DESCRIPTION OF THE TASK: Reproduce the full listing below unchanged, apart from the pictures.

DATA SEGMENT:
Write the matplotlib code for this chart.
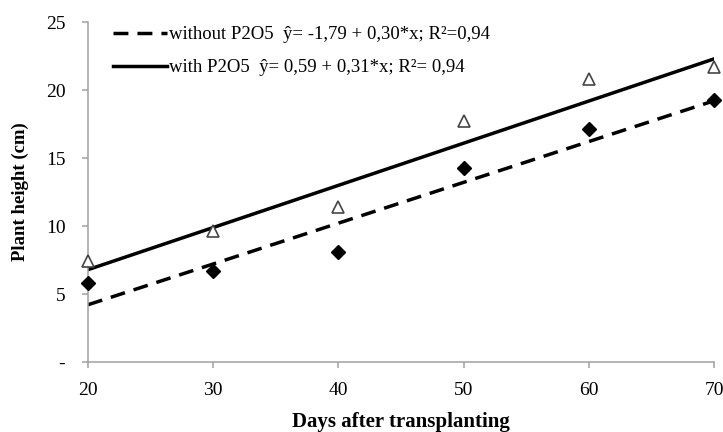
import matplotlib.pyplot as plt
import numpy as np

# ---- Data ----
days = [20, 30, 40, 50, 60, 70]
height_without = [5.8, 6.7, 8.1, 14.3, 17.1, 19.3]
height_with = [7.4, 9.6, 11.4, 17.7, 20.8, 21.7]

# regression coefficients (intercept, slope) as printed in the legend
fit_without = (-1.79, 0.30)
fit_with = (0.59, 0.31)

label_without = "without P2O5  ŷ= -1,79 + 0,30*x; R²=0,94"
label_with = "with P2O5  ŷ= 0,59 + 0,31*x; R²= 0,94"

x_ticks = [20, 30, 40, 50, 60, 70]
y_ticks = [0, 5, 10, 15, 20, 25]
y_tick_labels = ["-", "5", "10", "15", "20", "25"]

plt.rcParams["font.family"] = ["Liberation Serif", "DejaVu Serif"]

fig = plt.figure(figsize=(7.23, 4.32), dpi=100)
ax = fig.add_axes([0.1217, 0.162, 0.8659, 0.787])

xs = np.array([days[0], days[-1]])
ax.plot(xs, fit_without[0] + fit_without[1] * xs, color="black", lw=2.5,
        linestyle=(0, (4.3, 2.6)), dash_capstyle="butt", label=label_without)
ax.plot(xs, fit_with[0] + fit_with[1] * xs, color="black", lw=2.5,
        label=label_with)

ax.plot(days, height_without, linestyle="none", marker="D", markersize=7.5,
        color="black", clip_on=False, zorder=3)
ax.plot(days, height_with, linestyle="none", marker="^", markersize=9,
        markerfacecolor="white", markeredgecolor="#444444", markeredgewidth=1.2,
        clip_on=False, zorder=3)

ax.set_xlim(20, 70)
ax.set_ylim(0, 25)
ax.set_xticks(x_ticks)
ax.set_yticks(y_ticks)
ax.set_yticklabels(y_tick_labels)

for side in ["top", "right"]:
    ax.spines[side].set_visible(False)
for side in ["left", "bottom"]:
    ax.spines[side].set_color("#a0a0a0")
    ax.spines[side].set_linewidth(1.1)
ax.tick_params(axis="both", direction="out", color="#a0a0a0", length=4.3,
               width=1.1, labelsize=14)
ax.tick_params(axis="x", pad=10)
ax.tick_params(axis="y", pad=12)

ax.set_xlabel("Days after transplanting", fontsize=15, fontweight="bold")
ax.xaxis.set_label_coords(0.5, -0.147)
ax.set_ylabel("Plant height (cm)", fontsize=13.5, fontweight="bold")
ax.yaxis.set_label_coords(-0.095, 0.5)

ax.legend(loc="upper left", bbox_to_anchor=(113 / 723, 1 - 26 / 432),
          bbox_transform=fig.transFigure, frameon=False, borderpad=0,
          borderaxespad=0, fontsize=13.5, handlelength=2.9, handletextpad=0.1,
          labelspacing=0.85)

fig.savefig("out.png", dpi=100)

FULL OUTPUT:
Write the matplotlib code for this chart.
import matplotlib.pyplot as plt
import numpy as np

# ---- Data ----
days = [20, 30, 40, 50, 60, 70]
height_without = [5.8, 6.7, 8.1, 14.3, 17.1, 19.3]
height_with = [7.4, 9.6, 11.4, 17.7, 20.8, 21.7]

# regression coefficients (intercept, slope) as printed in the legend
fit_without = (-1.79, 0.30)
fit_with = (0.59, 0.31)

label_without = "without P2O5  ŷ= -1,79 + 0,30*x; R²=0,94"
label_with = "with P2O5  ŷ= 0,59 + 0,31*x; R²= 0,94"

x_ticks = [20, 30, 40, 50, 60, 70]
y_ticks = [0, 5, 10, 15, 20, 25]
y_tick_labels = ["-", "5", "10", "15", "20", "25"]

plt.rcParams["font.family"] = ["Liberation Serif", "DejaVu Serif"]

fig = plt.figure(figsize=(7.23, 4.32), dpi=100)
ax = fig.add_axes([0.1217, 0.162, 0.8659, 0.787])

xs = np.array([days[0], days[-1]])
ax.plot(xs, fit_without[0] + fit_without[1] * xs, color="black", lw=2.5,
        linestyle=(0, (4.3, 2.6)), dash_capstyle="butt", label=label_without)
ax.plot(xs, fit_with[0] + fit_with[1] * xs, color="black", lw=2.5,
        label=label_with)

ax.plot(days, height_without, linestyle="none", marker="D", markersize=7.5,
        color="black", clip_on=False, zorder=3)
ax.plot(days, height_with, linestyle="none", marker="^", markersize=9,
        markerfacecolor="white", markeredgecolor="#444444", markeredgewidth=1.2,
        clip_on=False, zorder=3)

ax.set_xlim(20, 70)
ax.set_ylim(0, 25)
ax.set_xticks(x_ticks)
ax.set_yticks(y_ticks)
ax.set_yticklabels(y_tick_labels)

for side in ["top", "right"]:
    ax.spines[side].set_visible(False)
for side in ["left", "bottom"]:
    ax.spines[side].set_color("#a0a0a0")
    ax.spines[side].set_linewidth(1.1)
ax.tick_params(axis="both", direction="out", color="#a0a0a0", length=4.3,
               width=1.1, labelsize=14)
ax.tick_params(axis="x", pad=10)
ax.tick_params(axis="y", pad=12)

ax.set_xlabel("Days after transplanting", fontsize=15, fontweight="bold")
ax.xaxis.set_label_coords(0.5, -0.147)
ax.set_ylabel("Plant height (cm)", fontsize=13.5, fontweight="bold")
ax.yaxis.set_label_coords(-0.095, 0.5)

ax.legend(loc="upper left", bbox_to_anchor=(113 / 723, 1 - 26 / 432),
          bbox_transform=fig.transFigure, frameon=False, borderpad=0,
          borderaxespad=0, fontsize=13.5, handlelength=2.9, handletextpad=0.1,
          labelspacing=0.85)

fig.savefig("out.png", dpi=100)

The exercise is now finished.